Table 1: Numeric values associated with frequency descriptors
Descriptor n, Min., Max., Mean, sd
Never 27, 0, 0 , 0.00, 0.00
Once 27, 1, 2, 1.10, 0.28
A couple of times 27, 2, 8, 2.60, 1.04
A few times 27, 2, 14, 4.73, 2.19
Several times 27, 4, 24, 9.13, 4.24
The findings presented above suggest that frequently used response option descriptors related to the frequency of an event or behavior occurring may introduce bias and thus error into survey responses. Although this finding may not be surprising to some who believe that frequency response options should be defined numerically, the degree of error associated with “Once” and “A couple of times” is surprising, given that by convention they are assumed to mean one time and two times, respectively. Whereas the finding that the range of numbers associated with the descriptors “A couple of times” and “Several times” is quite large, the actual standard deviation of the means of these ranges is also quite large, further suggesting that there is room for much measurement error when these descriptors are used without accompanying numbers.
The implication for survey developers is both clear and significant as these findings suggest that there is not an agreed upon definition for these typically used frequency descriptors.
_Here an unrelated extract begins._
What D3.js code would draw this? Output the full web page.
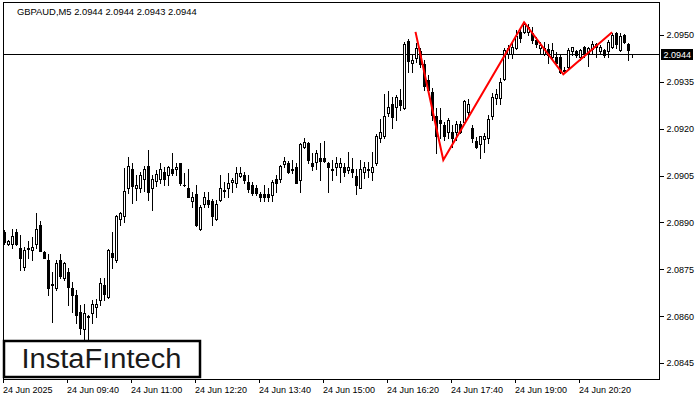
<!DOCTYPE html>
<html><head><meta charset="utf-8">
<script src="https://cdn.jsdelivr.net/npm/d3@7"></script>
<style>
html,body{margin:0;padding:0;background:#fff;}
svg{display:block;}
text{font-family:"Liberation Sans",Arial,sans-serif;}
</style></head>
<body>
<svg id="chart" width="700" height="400"></svg>
<script>
const symbolTitle = "GBPAUD,M5  2.0944 2.0944 2.0943 2.0944";
const lastPrice = 2.0944;
const yTicks = [2.0845, 2.0860, 2.0875, 2.0890, 2.0905, 2.0920, 2.0935, 2.0950];
const xTickBars = [0, 16, 32, 48, 64, 80, 96, 112, 128, 144];
const xTickLabels = ["24 Jun 2025","24 Jun 09:40","24 Jun 11:00","24 Jun 12:20","24 Jun 13:40","24 Jun 15:00","24 Jun 16:20","24 Jun 17:40","24 Jun 19:00","24 Jun 20:20"];

const open = [2.08870,2.08831,2.08831,2.08870,2.08818,2.08758,2.08818,2.08812,2.08831,2.08892,
2.08806,2.08780,2.08700,2.08690,2.08780,2.08722,2.08742,2.08690,2.08668,2.08614,
2.08559,2.08601,2.08610,2.08630,2.08652,2.08700,2.08662,2.08802,2.08780,2.08911,
2.08921,2.09010,2.09071,2.09010,2.09010,2.09039,2.09081,2.09010,2.09033,2.09039,
2.09062,2.09052,2.09071,2.09071,2.09090,2.09020,2.09010,2.08969,2.08991,2.08879,
2.08959,2.08972,2.08969,2.08911,2.08972,2.09001,2.09010,2.09030,2.09026,2.09049,
2.09052,2.09030,2.09020,2.09010,2.08991,2.08991,2.08991,2.08988,2.09039,2.09039,
2.09087,2.09090,2.09071,2.09078,2.09036,2.09142,2.09154,2.09090,2.09094,2.09106,
2.09106,2.09090,2.09071,2.09078,2.09078,2.09078,2.09068,2.09071,2.09049,2.09010,
2.09062,2.09071,2.09062,2.09090,2.09170,2.09177,2.09250,2.09279,2.09270,2.09292,
2.09266,2.09481,2.09410,2.09426,2.09449,2.09407,2.09356,2.09318,2.09241,2.09228,
2.09212,2.09190,2.09190,2.09190,2.09215,2.09222,2.09254,2.09202,2.09161,2.09151,
2.09167,2.09170,2.09241,2.09298,2.09298,2.09359,2.09439,2.09439,2.09458,2.09510,
2.09510,2.09510,2.09506,2.09484,2.09458,2.09439,2.09455,2.09430,2.09430,2.09430,
2.09388,2.09398,2.09449,2.09449,2.09430,2.09462,2.09442,2.09455,2.09462,2.09449,
2.09452,2.09449,2.09462,2.09506,2.09452,2.09500,2.09471,2.09440];

const high = [2.08876,2.08844,2.08879,2.08879,2.08860,2.08822,2.08841,2.08854,2.08930,2.08905,
2.08809,2.08799,2.08742,2.08780,2.08799,2.08774,2.08754,2.08710,2.08684,2.08636,
2.08639,2.08604,2.08652,2.08655,2.08722,2.08722,2.08815,2.08870,2.08924,2.08934,
2.09074,2.09110,2.09090,2.09052,2.09062,2.09081,2.09132,2.09052,2.09068,2.09090,
2.09078,2.09081,2.09122,2.09090,2.09090,2.09058,2.09071,2.08998,2.09020,2.08956,
2.08998,2.08998,2.08975,2.08972,2.09052,2.09030,2.09058,2.09042,2.09078,2.09078,
2.09062,2.09052,2.09030,2.09020,2.08998,2.09020,2.09010,2.09036,2.09052,2.09084,
2.09110,2.09097,2.09100,2.09090,2.09154,2.09170,2.09158,2.09122,2.09132,2.09154,
2.09161,2.09094,2.09100,2.09110,2.09106,2.09090,2.09126,2.09106,2.09071,2.09100,
2.09094,2.09094,2.09126,2.09183,2.09231,2.09311,2.09321,2.09302,2.09308,2.09327,
2.09478,2.09487,2.09439,2.09474,2.09458,2.09420,2.09372,2.09330,2.09266,2.09266,
2.09222,2.09234,2.09212,2.09225,2.09225,2.09292,2.09295,2.09212,2.09174,2.09177,
2.09186,2.09244,2.09314,2.09327,2.09362,2.09458,2.09468,2.09474,2.09516,2.09522,
2.09542,2.09535,2.09526,2.09494,2.09478,2.09478,2.09471,2.09474,2.09446,2.09436,
2.09398,2.09458,2.09462,2.09452,2.09455,2.09465,2.09462,2.09481,2.09474,2.09468,
2.09455,2.09484,2.09506,2.09510,2.09506,2.09503,2.09474,2.09440];

const low = [2.08831,2.08828,2.08818,2.08828,2.08748,2.08748,2.08786,2.08780,2.08818,2.08809,
2.08786,2.08668,2.08582,2.08684,2.08722,2.08716,2.08636,2.08614,2.08578,2.08543,
2.08527,2.08518,2.08578,2.08598,2.08636,2.08652,2.08658,2.08754,2.08774,2.08892,
2.08902,2.08994,2.08962,2.08972,2.08998,2.09001,2.08972,2.08940,2.09017,2.09026,
2.09020,2.09020,2.09052,2.09052,2.09020,2.09017,2.08982,2.08950,2.08889,2.08876,
2.08950,2.08950,2.08892,2.08908,2.08969,2.08982,2.08982,2.08998,2.09014,2.09046,
2.09026,2.08998,2.08988,2.08988,2.08969,2.08969,2.08969,2.08969,2.08998,2.09030,
2.09078,2.09058,2.09058,2.09026,2.08998,2.09138,2.09090,2.09068,2.09071,2.09036,
2.09094,2.08998,2.09036,2.09052,2.09030,2.09049,2.09058,2.09046,2.08991,2.09010,
2.09042,2.09046,2.09036,2.09084,2.09158,2.09170,2.09241,2.09202,2.09228,2.09260,
2.09263,2.09382,2.09382,2.09414,2.09398,2.09324,2.09318,2.09228,2.09122,2.09170,
2.09164,2.09170,2.09142,2.09164,2.09186,2.09218,2.09238,2.09158,2.09138,2.09106,
2.09126,2.09154,2.09231,2.09279,2.09279,2.09356,2.09426,2.09426,2.09455,2.09478,
2.09506,2.09500,2.09474,2.09462,2.09439,2.09436,2.09410,2.09426,2.09404,2.09378,
2.09378,2.09395,2.09436,2.09430,2.09420,2.09430,2.09401,2.09442,2.09430,2.09442,
2.09430,2.09430,2.09458,2.09458,2.09449,2.09474,2.09420,2.09430];

const close = [2.08838,2.08841,2.08857,2.08831,2.08786,2.08812,2.08816,2.08822,2.08879,2.08809,
2.08786,2.08690,2.08703,2.08770,2.08729,2.08770,2.08694,2.08668,2.08604,2.08562,
2.08610,2.08598,2.08639,2.08639,2.08706,2.08671,2.08812,2.08790,2.08921,2.08930,
2.09001,2.09081,2.09017,2.09020,2.09052,2.09071,2.08998,2.09039,2.09055,2.09071,
2.09039,2.09078,2.09058,2.09078,2.09026,2.09020,2.08982,2.08982,2.08892,2.08950,
2.08982,2.08959,2.08921,2.08959,2.09010,2.09004,2.09026,2.09036,2.09058,2.09058,
2.09036,2.09007,2.08994,2.08994,2.08982,2.08982,2.08982,2.09030,2.09026,2.09081,
2.09097,2.09062,2.09068,2.09026,2.09151,2.09158,2.09100,2.09081,2.09122,2.09097,
2.09097,2.09078,2.09068,2.09090,2.09090,2.09062,2.09078,2.09062,2.09020,2.09071,
2.09078,2.09068,2.09078,2.09177,2.09190,2.09241,2.09270,2.09238,2.09302,2.09276,
2.09471,2.09417,2.09420,2.09458,2.09407,2.09337,2.09324,2.09244,2.09177,2.09218,
2.09177,2.09228,2.09170,2.09215,2.09190,2.09289,2.09279,2.09170,2.09142,2.09177,
2.09177,2.09231,2.09302,2.09311,2.09350,2.09452,2.09458,2.09462,2.09497,2.09490,
2.09535,2.09526,2.09484,2.09471,2.09468,2.09458,2.09436,2.09452,2.09410,2.09382,
2.09385,2.09452,2.09462,2.09436,2.09452,2.09442,2.09458,2.09471,2.09471,2.09462,
2.09436,2.09478,2.09500,2.09471,2.09497,2.09478,2.09452,2.09440];

// pattern line (bar index, price)
const patternBars = [102.75, 109.7, 129.9, 139.7, 151.9];
const patternPrices = [2.09510, 2.09100, 2.09541, 2.09374, 2.09509];

const svg = d3.select("#chart");
const frame = {left: 3, right: 659, top: 2, bottom: 379};

const x = d3.scaleLinear().domain([0, 164]).range([4, 660]);
const y = d3.scaleLinear().domain([2.0845, 2.0950]).range([363, 35]);

// frame
svg.append("rect")
  .attr("x", frame.left + 0.5).attr("y", frame.top + 0.5)
  .attr("width", frame.right - frame.left).attr("height", frame.bottom - frame.top)
  .attr("fill", "#fff").attr("stroke", "#000").attr("stroke-width", 1)
  .attr("shape-rendering", "crispEdges");

// header
svg.append("text").attr("x", 17).attr("y", 15)
  .attr("font-size", "9.4px").attr("fill", "#000").text(symbolTitle);

// right axis
const yAxis = d3.axisRight(y).tickValues(yTicks).tickSize(4).tickPadding(3)
  .tickFormat(d3.format(".4f"));
const gy = svg.append("g").attr("transform", `translate(${frame.right + 0.5},0)`).call(yAxis);
gy.select(".domain").remove();
gy.selectAll("line").attr("stroke", "#000").attr("shape-rendering", "crispEdges");
gy.selectAll("text").attr("font-size", "9px").attr("fill", "#000")
  .attr("font-family", "Liberation Sans, Arial, sans-serif");

// bottom axis
const bottomG = svg.append("g");
xTickBars.forEach((b, k) => {
  const tx = Math.round(x(b)) - 1 + 0.5;
  bottomG.append("line").attr("x1", tx).attr("x2", tx)
    .attr("y1", frame.bottom).attr("y2", frame.bottom + 4)
    .attr("stroke", "#000").attr("shape-rendering", "crispEdges");
  bottomG.append("text").attr("x", tx - 0.5).attr("y", 392.5)
    .attr("font-size", "9px").attr("fill", "#000").text(xTickLabels[k]);
});

// last price line
const yLast = Math.round(y(lastPrice)) + 0.5;
svg.append("line").attr("x1", frame.left).attr("x2", frame.right)
  .attr("y1", yLast).attr("y2", yLast).attr("stroke", "#000")
  .attr("shape-rendering", "crispEdges");

// candles
const candles = svg.append("g").attr("shape-rendering", "crispEdges");
open.forEach((o, i) => {
  const c = Math.round(x(i));
  const h = high[i], l = low[i], cl = close[i];
  const yH = Math.round(y(h)), yL = Math.round(y(l));
  candles.append("line").attr("x1", c + 0.5).attr("x2", c + 0.5)
    .attr("y1", yH).attr("y2", yL + 1).attr("stroke", "#000");
  const top = Math.round(y(Math.max(o, cl)));
  const bot = Math.round(y(Math.min(o, cl)));
  if (cl >= o) {
    if (bot - top < 1) {
      candles.append("rect").attr("x", c - 1).attr("y", top).attr("width", 3).attr("height", 1).attr("fill", "#000");
    } else {
      candles.append("rect").attr("x", c - 0.5).attr("y", top + 0.5)
        .attr("width", 2).attr("height", bot - top)
        .attr("fill", "#fff").attr("stroke", "#000").attr("stroke-width", 1);
    }
  } else {
    candles.append("rect").attr("x", c - 1).attr("y", top)
      .attr("width", 3).attr("height", Math.max(1, bot - top + 1)).attr("fill", "#000");
  }
});

// pattern line
const pts = patternBars.map((b, k) => [x(b) + 0.5, y(patternPrices[k])]);
svg.append("path").attr("d", d3.line()(pts)).attr("fill", "none")
  .attr("stroke", "#ff0000").attr("stroke-width", 2).attr("stroke-linejoin", "miter");

// price tag
svg.append("rect").attr("x", 661).attr("y", yLast - 5.5).attr("width", 32).attr("height", 11)
  .attr("fill", "#000");
svg.append("text").attr("x", 663.5).attr("y", yLast + 3.5).attr("font-size", "9px")
  .attr("fill", "#fff").text(d3.format(".4f")(lastPrice));

// logo
svg.append("rect").attr("x", 4).attr("y", 341).attr("width", 196).attr("height", 36)
  .attr("fill", "#fff").attr("stroke", "#000").attr("stroke-width", 2.5);
svg.append("text").attr("x", 21.5).attr("y", 368)
  .attr("font-family", "Inter, 'Open Sans', sans-serif").attr("font-weight", 500)
  .attr("font-size", "27px").attr("fill", "#1a1a1a")
  .attr("textLength", 160).attr("lengthAdjust", "spacingAndGlyphs")
  .text("InstaFıntech");
</script>
</body></html>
While the remedy may seem clear (rather than use a description alone associate a number or range of numbers with these descriptors or only use numbers alone to represent frequency of events or behaviors), the fact that oftentimes numbers and number ranges are not included indicates that surveyors are unaware of the degree to which these descriptive introduce measurement error into survey findings.
To improve survey developers’ understanding of how response options may introduce bias and thus error into survey response, thus undermining the quality of data resulting from the survey, additional research needs to be undertaken to further assess bias in other response options and to replicate the findings in this study.